Art Nouveau Lamp

By Elizabeth Stewart   |   April 2, 2024
This lamp was found at the Earl Warren Flea Market

JJ has a wonderful goose-neck floor lamp, found at the Earl Warren flea market. The base is a naturalistic bronze – a round figure of a lily pad featuring a little crawfish with tiny minnows. The base is stamped R B and Co., with what appears to be two sets of numbers which likely indicate model.

First question: Was JJ’s find a Tiffany? The lily pad design was a favorite of Louis Comfort Tiffany and his storied Tiffany and Company.  If made by Tiffany – the premier designer of lighting in the Art Nouveau style – it would mean this lamp would be valued in the five figures; and that JJ scored. However, no similarly designed bases were found to have been produced by Tiffany.

Tiffany lamps were signed (with a stamp, usually). Apart from that missing identifier, these naturalistic elements of the fish and crawdad on JJ’s lamp are too cute, meaning that the lamp was designed for a less “aesthetically discerning” market than that of the Tiffany buyer of 1900. Tiffany lamps are works of fine art sculpture and have a restraint and dignity to their designs.

Second question: Who was R B and Co.? R B and Co. was the Rose Brothers Company of Lancaster, Pennsylvania. The Brothers manufactured collapsible umbrellas, and for a short time, they were the world leaders in umbrellas. Lancaster, PA, may seem an odd place to have been the center of the umbrella world. Lancaster began in 1729 as a colonial town, and grew to an industrial powerhouse in the late 19th c.

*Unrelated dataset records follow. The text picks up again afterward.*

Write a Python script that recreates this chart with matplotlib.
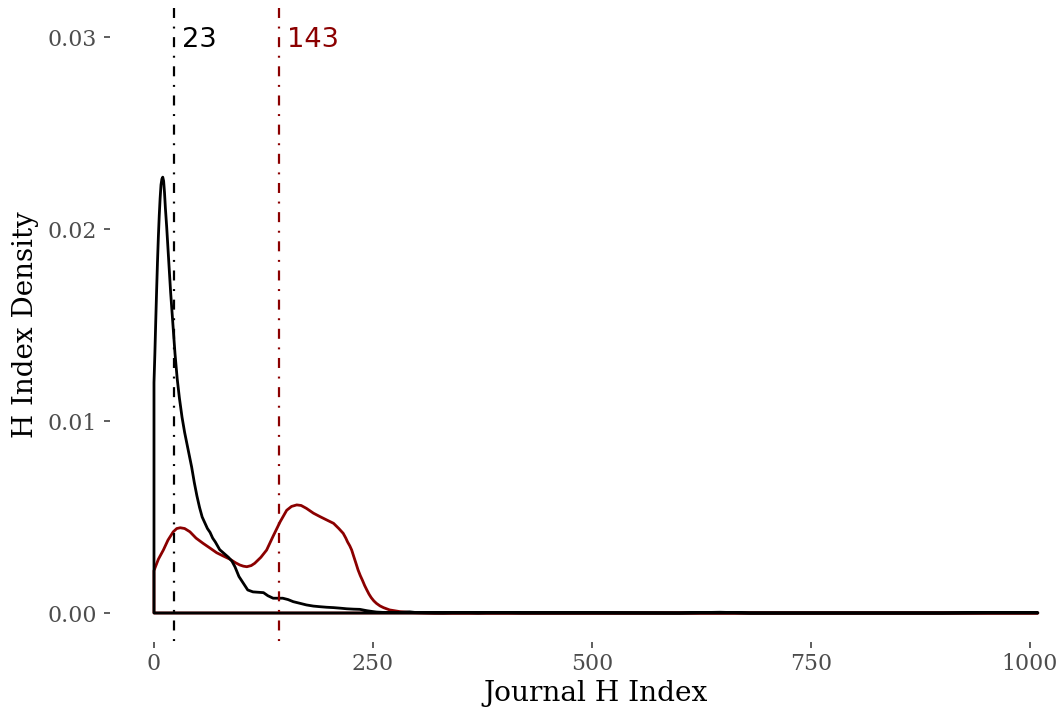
import matplotlib
matplotlib.use("Agg")
import matplotlib.pyplot as plt
from matplotlib.ticker import FixedLocator, FixedFormatter

# ---- data ----
black_x = [0, 1, 2, 3, 4, 5, 6, 7, 8, 9, 10, 11, 12, 13, 14.5, 17, 19, 21.5, 24, 26.5, 29,
           32, 35, 39, 43, 46, 49, 52, 55, 58, 61, 64, 67, 70, 75, 80, 85, 89, 92.5, 97,
           102, 107, 113, 119, 125, 130, 136, 142, 147, 153, 159, 167, 174, 182, 189, 197,
           205, 213, 220, 228, 235, 243, 249, 254, 262, 275, 292, 300, 330, 350, 370, 389,
           420, 500, 600, 646, 680, 900, 977, 1009]
black_y = [0.0120, 0.0135, 0.0152, 0.0168, 0.0183, 0.0196, 0.0207, 0.0216, 0.0223, 0.0226,
           0.0227, 0.0225, 0.0219, 0.0211, 0.0201, 0.0182, 0.0167, 0.0151, 0.0135, 0.0122,
           0.0112, 0.0102, 0.0094, 0.0085, 0.0076, 0.0068, 0.0061, 0.0055, 0.0050, 0.0047,
           0.0044, 0.0042, 0.0039, 0.0037, 0.0033, 0.0031, 0.0029, 0.0027, 0.0024, 0.0019,
           0.00155, 0.0012, 0.0011, 0.00108, 0.00106, 0.0009, 0.00077, 0.00077, 0.00077,
           0.0007, 0.00059, 0.0005, 0.00042, 0.00036, 0.00033, 0.0003, 0.00028, 0.00025,
           0.00022, 0.0002, 0.00019, 0.00012, 0.00008, 0.00005, 0.00003, 0.00002, 0.00006,
           0.00002, 0.00001, 0.00003, 0.00001, 0.00003, 0.00001, 0.00001, 0.0, 0.00004, 0.0,
           0.0, 0.00003, 0.00002]

red_x = [0, 1, 5, 10.7, 16, 22, 26, 30, 35, 41, 48, 56, 64, 71.5, 79, 86.8, 93, 98, 102,
         106, 111, 115, 122, 128.6, 136, 144, 151.5, 157, 163, 168, 174, 182, 189.5, 197,
         205, 211, 216, 219, 221, 223.5, 225.7, 228, 230.5, 233, 235.5, 238, 240.5, 243,
         245.5, 248, 251, 254, 258, 262, 269, 281, 295, 320, 1009]
red_y = [0.0022, 0.00233, 0.0028, 0.00328, 0.0038, 0.00423, 0.0044, 0.00444, 0.0044,
         0.00423, 0.0039, 0.00363, 0.00338, 0.00314, 0.00297, 0.0028, 0.00262, 0.0025,
         0.00244, 0.00241, 0.00247, 0.00259, 0.0029, 0.00328, 0.0040, 0.00475, 0.00535,
         0.00555, 0.00563, 0.0056, 0.00545, 0.0052, 0.00502, 0.00485, 0.00467, 0.0044,
         0.00415, 0.0039, 0.0037, 0.0035, 0.00328, 0.00295, 0.0026, 0.00224, 0.00195,
         0.0017, 0.00143, 0.0012, 0.00098, 0.0008, 0.00063, 0.0005, 0.00037, 0.00028,
         0.00016, 0.00007, 0.00002, 0.0, 0.0]

medians = [23, 143]
median_labels = ["23", "143"]
median_colors = ["black", "#8B0000"]

x_ticks = [0, 250, 500, 750, 1000]
x_ticklabels = ["0", "250", "500", "750", "1000"]
y_ticks = [0.0, 0.01, 0.02, 0.03]
y_ticklabels = ["0.00", "0.01", "0.02", "0.03"]

plt.rcParams['font.family'] = 'DejaVu Serif'
plt.rcParams['lines.scale_dashes'] = False

W, H = 1059, 709
fig = plt.figure(figsize=(W / 100, H / 100), dpi=100)
left_px, right_px, top_px, bot_px = 109.8, 1082.0, 8.2, 641.8
ax = fig.add_axes([left_px / W, (H - bot_px) / H, (right_px - left_px) / W, (bot_px - top_px) / H])

for xs, ys, col in [(red_x, red_y, "#8B0000"), (black_x, black_y, "black")]:
    px = [xs[0]] + list(xs) + [xs[-1]]
    py = [0.0] + list(ys) + [0.0]
    ax.fill(px, py, facecolor='none', edgecolor=col, linewidth=2.0, joinstyle='round')

for m, lab, col in zip(medians, median_labels, median_colors):
    ax.axvline(m, color=col, linewidth=1.6,
               linestyle=(12.7, (7.2, 6.2, 1.4, 6.2)))
    ax.text(m + 9, 0.02948, lab, color=col, family='DejaVu Sans', fontsize=19.6,
            ha='left', va='baseline')

ax.set_xlim(-50.45, 1059.45)
ax.set_ylim(-0.0015, 0.0315)

ax.xaxis.set_major_locator(FixedLocator(x_ticks))
ax.xaxis.set_major_formatter(FixedFormatter(x_ticklabels))
ax.yaxis.set_major_locator(FixedLocator(y_ticks))
ax.yaxis.set_major_formatter(FixedFormatter(y_ticklabels))

for s in ax.spines.values():
    s.set_visible(False)
ax.tick_params(axis='both', which='major', length=4.3, width=1.1, color='#333333',
               labelcolor='#4D4D4D', labelsize=15.8)
ax.tick_params(axis='x', pad=4)
ax.tick_params(axis='y', pad=5)

ax.set_xlabel("Journal H Index", fontsize=20.2, color='black')
ax.set_ylabel("H Index Density", fontsize=20.0, color='black')
ax.xaxis.set_label_coords(0.5, -0.060)
ax.yaxis.set_label_coords(-0.0725, 0.5)

fig.savefig("out.png", dpi=100, facecolor='white')
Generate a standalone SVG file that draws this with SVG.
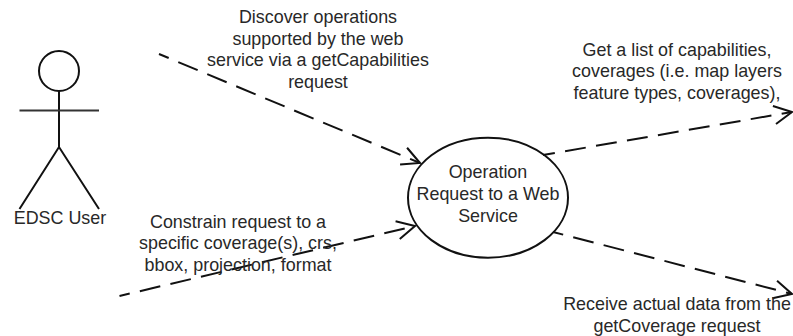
<svg xmlns="http://www.w3.org/2000/svg" width="793" height="336" viewBox="0 0 793 336">
<style>
text{font-family:"Liberation Sans",Arial,sans-serif;font-size:17.9px;fill:#282828;text-anchor:middle}
.s{fill:none;stroke:#111;stroke-width:2}
.c{fill:none;stroke:#111;stroke-width:2;stroke-dasharray:21 10.4}
</style>
<defs>
<marker id="a" markerUnits="userSpaceOnUse" viewBox="-20 -11 22 22" refX="0" refY="0" markerWidth="22" markerHeight="22" orient="auto" overflow="visible">
<path d="M-17.8 -9.1L0 0L-17.8 9.1" fill="none" stroke="#111" stroke-width="2"/>
</marker>
</defs>
<rect width="793" height="336" fill="#fff"/>
<g id="connectors">
<path class="c" stroke-dashoffset="10.500" marker-end="url(#a)" d="M159 54L420 163"/>
<path class="c" stroke-dashoffset="10.500" marker-end="url(#a)" d="M119.500 296L415 226"/>
<path class="c" stroke-dashoffset="9" marker-end="url(#a)" d="M543 155L792 112"/>
<path class="c" stroke-dashoffset="10.500" marker-end="url(#a)" d="M553 232L792 294"/>
</g>
<g id="actor">
<circle class="s" cx="59" cy="71" r="20"/>
<path class="s" d="M59 91V147M19.500 209L59 147L99 209"/>
<path d="M19.500 110.500H99" fill="none" stroke="#333" stroke-width="2"/>
<text x="60" y="224">EDSC User</text>
</g>
<g id="operation">
<ellipse class="s" cx="488" cy="197.700" rx="80" ry="60" fill="#fff"/>
<text x="488" y="178">Operation</text>
<text x="488" y="200">Request to a Web</text>
<text x="488" y="222">Service</text>
</g>
<g id="label-discover">
<text x="318" y="23">Discover operations</text>
<text x="318" y="44.700">supported by the web</text>
<text x="318" y="66">service via a getCapabilities</text>
<text x="318" y="88">request</text>
</g>
<g id="label-capabilities">
<text x="677" y="56">Get a list of capabilities,</text>
<text x="677" y="77">coverages (i.e. map layers</text>
<text x="677" y="99">feature types, coverages),</text>
</g>
<g id="label-constrain">
<text x="238" y="228">Constrain request to a</text>
<text x="238" y="249">specific coverage(s), crs,</text>
<text x="238" y="271">bbox, projection, format</text>
</g>
<g id="label-receive">
<text x="677" y="310">Receive actual data from the</text>
<text x="677" y="332">getCoverage request</text>
</g>
</svg>
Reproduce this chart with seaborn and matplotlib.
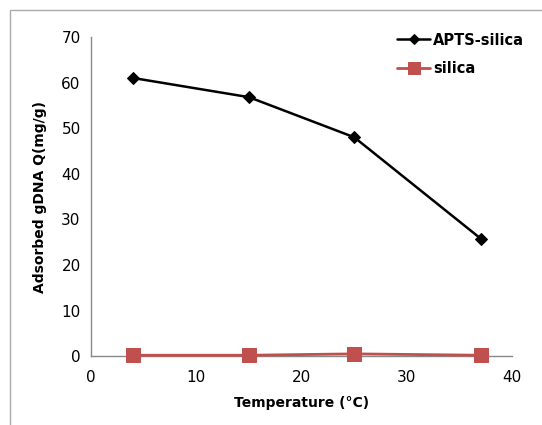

The Rose Brothers Company was founded in 1886 by James and David Rose. When they merged in 1890 with Follmer, Clogg, and Co., another umbrella manufacturer, the Rose Brothers built a respectable red brick factory in the Colonial Revival style and began to innovate. 

One of the innovations was a 1910 bronze-based lamp that featured a shade that could open and close just like an umbrella. The bases on these ‘umbrella shades’ were produced in the two dominant styles of the day; Art Nouveau and French Classical Revival. If in the Art Nouveau style, the lamp was “themed’’ in such motifs as the lily pad. A Rose Brothers base in the French Classical style would feature a Corinthian column design. The real star of the show, however, was the novelty of the umbrella shade. 

A closeup of the bronze base and its
naturalistic design

The shades, innovative as they were, caused problems. When “folded”, the umbrella-like mechanism would enclose the radiant light bulb in a way that gave the lamps something of a reputation as a safety hazard. JJ’s floor lamp has no trace of its former shade, but the base is interesting and clever; an affordably American Art Nouveau creation for the lower brow collector. 

Two technological events occurred between 1890 and 1910 which made Art Nouveau the language of lighting. Firstly, great glass and furniture designers took notice that interior lighting could be a completely new field for design. The first incandescent lamp was not produced till the early 20th c. Designers working in glass took special notice, because the brightness of the bulb meant that a colorful and glowing glass shade could be a room’s focal point. 

Designers in Europe, where Art Nouveau was born, were responsible for the revolution in Art Nouveau lighting – alongside one notable luxury design house in America. French artist Louis Majorelle, known for furniture and architectural details, created wonderful sculptural bronze bases, and Emile Galle – an exceptional glass artist in the first quarter of the 20th c. – made wonderful shades. Louis Comfort Tiffany, though, was the major force in fine decorative lighting in the U.S. 

Compare the base on JJ’s lamp to a description of lamps which have recently sold in the genuine “high style” of Art Nouveau lamps. First, we have an early 20th c. American floor lamp whose bronze stand takes the sculptured form of river cattails and scrolling vines, which continue up the lamp to the terminal of bronze flowers. This is a good example of how nature inspired lamp designers of the day, as they realized the aesthetic opportunities made possible by the new electric light bulb. This American lamp sold for $1,500.

Second sale – Emile Galle’s 1909 floor lamp comprised a bronze rendition of a rose and thorn tree, replete with blossoms and branches, and painted with enameled colors. Galle designed this vine stem floor lamp with true-to-nature roots as the base. Two of these lamps sold recently for $20,000 for the pair at auction, but other sets can be seen in the Musée d’Orsay in Paris, and the MMA in NYC.

The value of JJ’s floor lamp is $500.